On the importance of spiritual reading and the lives of the saints.
Handouts are posted below.
Listen online [here] (part 1)!
Listen online [here] (part 2)!
Recommendations for spiritual reading, from Fr. Ryan
If you want a good introduction to the spiritual life in general, consider: Introduction to the Devout Life, by St. Francis de Sales.
St. Francis becomes your personal spiritual director as you read this treasure. Though it is called an introduction, this spiritual classic will be helpful to people in all levels of the spiritual life. 300 pages.
If you are looking for a child-like spirituality, consider: Story of a Soul, by St. Thérèse of Lisieux.
In her autobiography, Story of a Soul, St. Thérèse tells us of the experience of her youth and her entrance into the convent. We are given a very personal insight into the spiritual life of this young girl, whom Pope St. Pius X has called the greatest saint of modern times.
If you want a book that can be read in 10 minute segments in the midst of a busy life, consider: The Way, Furrow, and The Forge by St. Josemaría Escriva.
The founder of Opus Dei offers a spirituality most especially suited to the life of working people. He understands how busy modern life can be and he will help you to live out your vocation as a lay person, active in the world.
“The Way, Furrow, The Forge” is available in a single volume edition from Scepter Publishers.

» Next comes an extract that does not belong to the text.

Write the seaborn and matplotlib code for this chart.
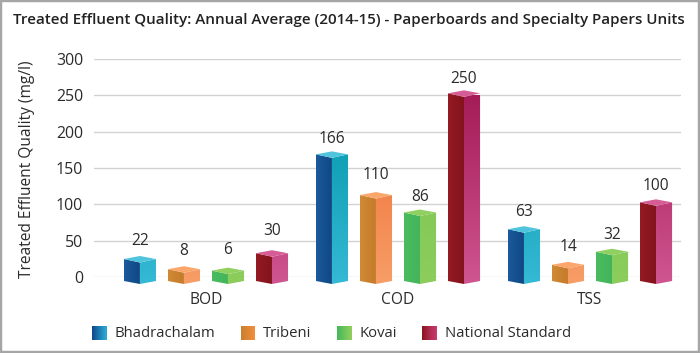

If you want to learn how to speak with God throughout the day, consider: How to Converse Continually and Familiarly with God, by St. Alphonsus Liguori.
In approximately 50 pages, St. Alphonsus teaches you how to “pray always”. This book can be read many times – it is a practical guide for growing in holiness while going about the activities of daily life.
Another classic by this Saint (the Doctor of Moral Theology) is The Great Means of Salvation and Perfection, which is his treatise on prayer.
If you want a book that can help you to pray the Rosary better, consider: The Secret of the Rosary, by St. Louis Marie DeMontfort.
St. Louis Marie DeMontfort is widely recognized as the Church’s greatest promoter of Marian devotion. He will help you to understand who Mary is in the life of the Church and who she wants to be in the life of your soul. The Secret of the Rosary and Secret of Mary are very short works of around 100 pages each.
Also, consider: The Secret of Mary and True Devotion to Mary, by St. Louis Marie DeMontfort.
If you want help with making daily meditations, consider: The Way of Salvation and Perfection, by St. Alphonsus Liguori.
St. Alphonsus offers meditations for every day of the year. He guides you into the depths of the spiritual life and will bring you to a closer union with our Savior. This book is meant to be used as a step by step guide-book during times of prayer.
There is also a set of Advent Reflections by St. Alphonsus which are helpful.
Deserving of special mention are St. Alphonsus’ reflections on the Eucharist, Visits to the Blessed Sacrament and the Blessed Virgin Mary – this booklet contains thirty one meditations which are designed to be used during Eucharistic Adoration, either before the Tabernacle or during Exposition. This booklet, and the same Saints Stations of the Cross are a must-have.
If you like poetry, consider: A Spiritual Canticle and other poems, by St. John of the Cross.
The poetry of St. John of the Cross is the fruit of his mystical union with God. The poems themselves are relatively easy to read, and they are not very long. The Saint offers a more systematic explanation of the spiritual life in Ascent of Mount Carmel and Dark Night of the Soul.
“The Collected Works of St. John of the Cross” is published by ICS Publications.
Finally, we must mention a few other titles: Imitation of Christ by Thomas a Kempus, Soul of the Apostolate by Jean-Baptiste Chautard, Abandonment to Divine Providence by Jean-Pierre de Caussade, Interior Castle by St Teresa of Avila, and the list could go on and on…
Lives of the Saints
For children, try the Vision Books series published by Ignatius Press. These are chapter books (100 to 300 pages) on over twenty different saints. Suitable for children seven and up, and even enjoyable for high school kids, as well as adults!
Furthermore, the Roman Martyrology has a few lines on the saint of each given day. Get the traditional Martyrology from Preserving Christian Publications.
Also, Modern Saints, which is in at least two volumes by Ann Ball, contains many inspiring five to ten page stories about saints closer to our own day. This book is a great read for fathers to use with their children on Sunday afternoons! Can also be an enjoyable story after dinner!
Certainly, we must mention Butler’s Lives of the Saints which is published in four or five volumes. This is more than most people will need, but contains a brief outline of many thousands of saints, organized by their traditional feast-days (pre-Vatican II).